País algum é um paraíso. No mais rico do planeta, os Estados Unidos, quase 40 milhões de pessoas, ou 10% dos americanos, vivem em um estado de pobreza excessiva; é um percentual maior da população que o do Canadá e Coreia do Sul.


Mas a Venezuela, desde que Maduro assumiu o poder há 11 anos, já perdeu um quarto dos seus habitantes, pessoas que fugiram da falta de trabalho, de remédios e de condições de levar uma vida decente. Sem falar da falta de liberdade

A maior ameaça à reeleição de Maduro era a candidatura de Maria Corina Machado, professora, deputada da Assembleia Nacional da Venezuela entre 2011 e 2014, quando teve seu mandato cassado depois de liderar protestos contra o regime.

Em junho de 20223, ao sair na frente nas primárias da oposição para a eleição presidencial, Maria Corina foi proibida por 15 anos de ocupar cargos públicos pela Controladoria-Geral da Venezuela. Edmundo González a substituiu.

Menos de 24 horas após o Conselho Nacional Eleitoral anunciar a vitória de Maduro, Maria Corina afirmou que a oposição tem como provar que González foi o vencedor da eleição; é, portanto, o novo presidente da Venezuela.

Segundo ela, a oposição conseguiu reunir mais de 70% das atas de votação de cada zona eleitoral do país: “Acho relevante dizer que essas atas registram 2.759.256 milhões de votos para Maduro, e para Edmundo González, 6.275.130”.

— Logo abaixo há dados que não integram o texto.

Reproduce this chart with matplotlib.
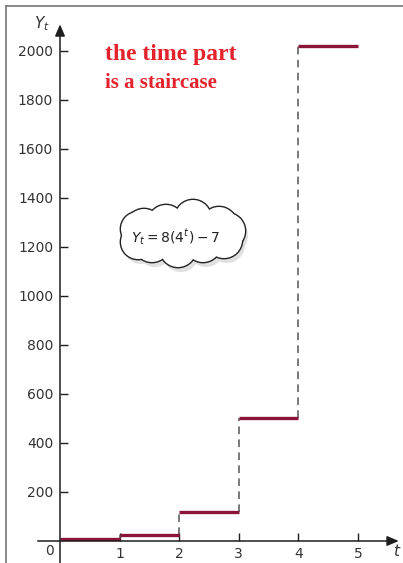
import matplotlib.pyplot as plt
from matplotlib.patches import Circle, Ellipse
from matplotlib.lines import Line2D

# step levels
t_start = [0, 1, 2, 3, 4]
t_end = [1, 2, 3, 4, 5]
y_vals = [10, 25, 118, 500, 2022]
y_ticks = [200, 400, 600, 800, 1000, 1200, 1400, 1600, 1800, 2000]
x_ticks = [1, 2, 3, 4, 5]

W, H = 403, 563
fig = plt.figure(figsize=(W / 100, H / 100), dpi=100)
ax = fig.add_axes([0, 0, 1, 1])
ax.set_xlim(-1.007, 5.755)
ax.set_ylim(-89.8, 2208)

axis_col = '#1e1e1e'
for s in ['top', 'right']:
    ax.spines[s].set_visible(False)
ax.spines['left'].set_position(('data', 0))
ax.spines['bottom'].set_position(('data', 0))
ax.spines['left'].set_bounds(-89.8, 2090)
ax.spines['bottom'].set_bounds(-0.37, 5.6)
for s in ['left', 'bottom']:
    ax.spines[s].set_color(axis_col)
    ax.spines[s].set_linewidth(1.1)

ax.set_yticks(y_ticks)
ax.set_xticks(x_ticks)
ax.tick_params(axis='both', direction='in', length=5.5, width=1.0, color=axis_col,
               labelsize=10, labelcolor='#333333')
ax.tick_params(axis='y', pad=5)
ax.tick_params(axis='x', pad=4)

# arrow heads
ax.annotate('', xy=(0, 2120), xytext=(0, 2060),
            arrowprops=dict(arrowstyle='-|>,head_length=0.7,head_width=0.3', color=axis_col, lw=1.1))
ax.annotate('', xy=(5.73, 0), xytext=(5.5, 0),
            arrowprops=dict(arrowstyle='-|>,head_length=0.7,head_width=0.3', color=axis_col, lw=1.1))

ax.text(-0.17, -42, '0', ha='center', va='center', fontsize=10, color='#333333')
ax.text(-0.30, 2110, r'$Y_t$', ha='center', va='center', fontsize=11, color='#333333')
ax.text(5.65, -42, r'$t$', ha='center', va='center', fontsize=11, color='#333333')

# staircase
step_col = '#8a1538'
ax.vlines(t_start[1:], y_vals[:-1], y_vals[1:], colors='#555555', linestyles=(0, (5, 3.5)), lw=1.1)
ax.hlines(y_vals, t_start, t_end, colors=step_col, lw=2.4)

# red note
ax.text(0.76, 1962, 'the time part', fontsize=17, fontweight='bold', color='#e3222b',
        family='Liberation Serif', ha='left', va='baseline')
ax.text(0.76, 1850, 'is a staircase', fontsize=15, fontweight='bold', color='#e3222b',
        family='Liberation Serif', ha='left', va='baseline')

# cloud with the formula (pixel overlay)
ov = fig.add_axes([0, 0, 1, 1], facecolor='none')
ov.set_xlim(0, W)
ov.set_ylim(H, 0)
ov.axis('off')
cx, cy = 182, 234
bumps = [(-38, -7, 18), (-16, -11, 18), (11, -16, 18), (37, -9, 18), (45, -3, 18),
         (42, 6, 18), (21, 10, 18), (-4, 15, 18), (-30, 10, 18), (-44, 8, 17),
         (-44, -5, 17)]
for dx, dy, r in bumps:
    ov.add_patch(Circle((cx + dx + 3, cy + dy + 5), r, facecolor='#e0e0e0', edgecolor='none', zorder=1))
for dx, dy, r in bumps:
    ov.add_patch(Circle((cx + dx, cy + dy), r, facecolor='white', edgecolor='#222222', lw=2.0, zorder=2))
for dx, dy, r in bumps:
    ov.add_patch(Circle((cx + dx, cy + dy), r, facecolor='white', edgecolor='none', zorder=3))
ov.add_patch(Ellipse((cx, cy), 100, 36, facecolor='white', edgecolor='none', zorder=3))
ov.text(176, 237, r'$Y_t = 8(4^t) - 7$', ha='center', va='center', fontsize=10,
        color='#222222', zorder=4)

# frame lines of the picture
fig.add_artist(Line2D([6 / W, 6 / W], [0, 1 - 6 / H], color='#777777', lw=1.2))
fig.add_artist(Line2D([6 / W, 1], [1 - 6 / H, 1 - 6 / H], color='#777777', lw=1.2))

fig.savefig('out.png', dpi=100)
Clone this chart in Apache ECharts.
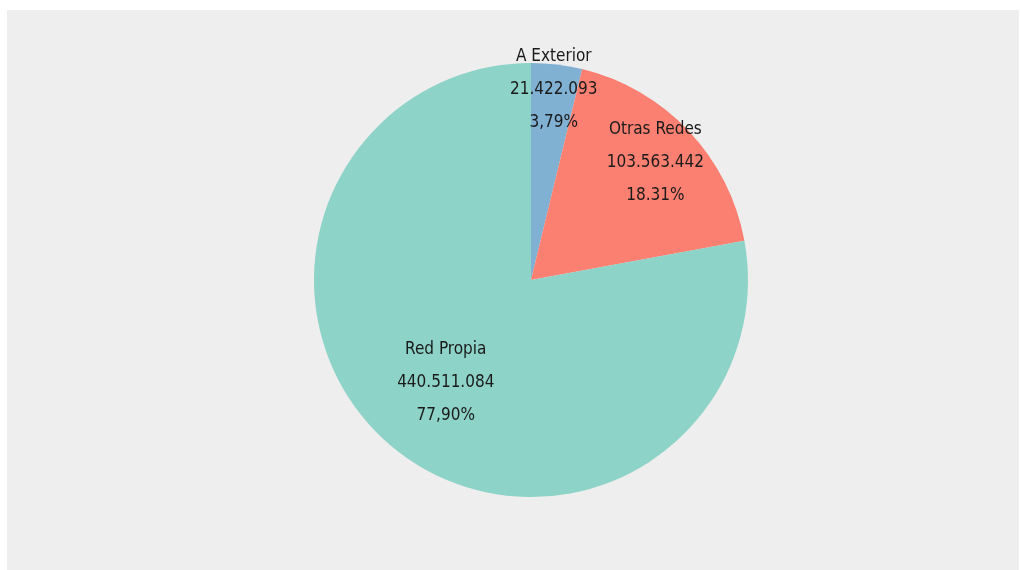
<!DOCTYPE html>
<html><head><meta charset="utf-8">
<script src="https://cdn.jsdelivr.net/npm/echarts@6/dist/echarts.min.js"></script>
<style>
html,body{margin:0;padding:0;background:#fff;width:1021px;height:570px;overflow:hidden}
#c{position:absolute;left:7px;top:10px;width:1012px;height:560px;background:#eeeeee}
</style></head><body><div id="c"></div>
<script>
const categories = ["A Exterior", "Otras Redes", "Red Propia"];
const values = [21422093, 103563442, 440511084];
const pctLabels = ["3,79%", "18.31%", "77,90%"];
const colors = ["#80b1d3", "#fb8072", "#8dd3c7"];
const labelRadius = [0.87, 0.775, 0.60];

const R = 217;
const total = values.reduce((a, b) => a + b, 0);
function fmt(n){ return String(n).replace(/\B(?=(\d{3})+(?!\d))/g, "."); }
let cum = 0;
const data = categories.map((name, i) => {
  const mid = (cum + values[i] / 2) / total * 2 * Math.PI;
  cum += values[i];
  const k = (labelRadius[i] - 0.5) * R;
  return {
    name, value: values[i],
    itemStyle: { color: colors[i] },
    label: { offset: [k * Math.sin(mid), -k * Math.cos(mid)] }
  };
});
const chart = echarts.init(document.getElementById('c'));
chart.setOption({
  backgroundColor: '#eeeeee',
  animation: false,
  series: [{
    type: 'pie',
    center: [524, 270],
    radius: [0, R],
    startAngle: 90,
    clockwise: true,
    data,
    label: {
      show: true,
      position: 'inside',
      color: '#1a1a1a',
      fontFamily: '"Liberation Sans Narrow", "DejaVu Sans Condensed", sans-serif',
      fontSize: 17,
      lineHeight: 33,
      formatter: p => p.name + '\n' + fmt(p.value) + '\n' + pctLabels[p.dataIndex]
    },
    labelLine: { show: false },
    itemStyle: { borderWidth: 0 },
    emphasis: { disabled: true }
  }]
});
</script></body></html>
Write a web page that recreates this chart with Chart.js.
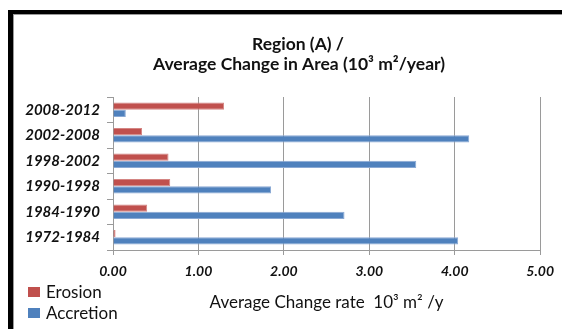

Os dados da oposição mostram números diferentes do órgão eleitoral dirigido por um aliado de Maduro, que proclamou a vitória do ditador por 5.150.092 votos contra 4.445.978 de González, uma vez apuradas 80% das urnas.

Os críticos de Lula começaram a dizer que ele se meteu numa tremenda saia justa ao despachar para a Venezuela seu assessor especial, o ex-ministro Celso Amorim, com a missão de verificar se a eleição de domingo foi limpa ou suja.

Não, Lula fez certo. Meter-se-á, porém, numa tremenda saia justa se avalizar o resultado da eleição sem provas definitivas, e que convençam o mundo, de que não houve fraude. Então, sim, Lula terá envelhecido tanto ou mais rápido do que o PT.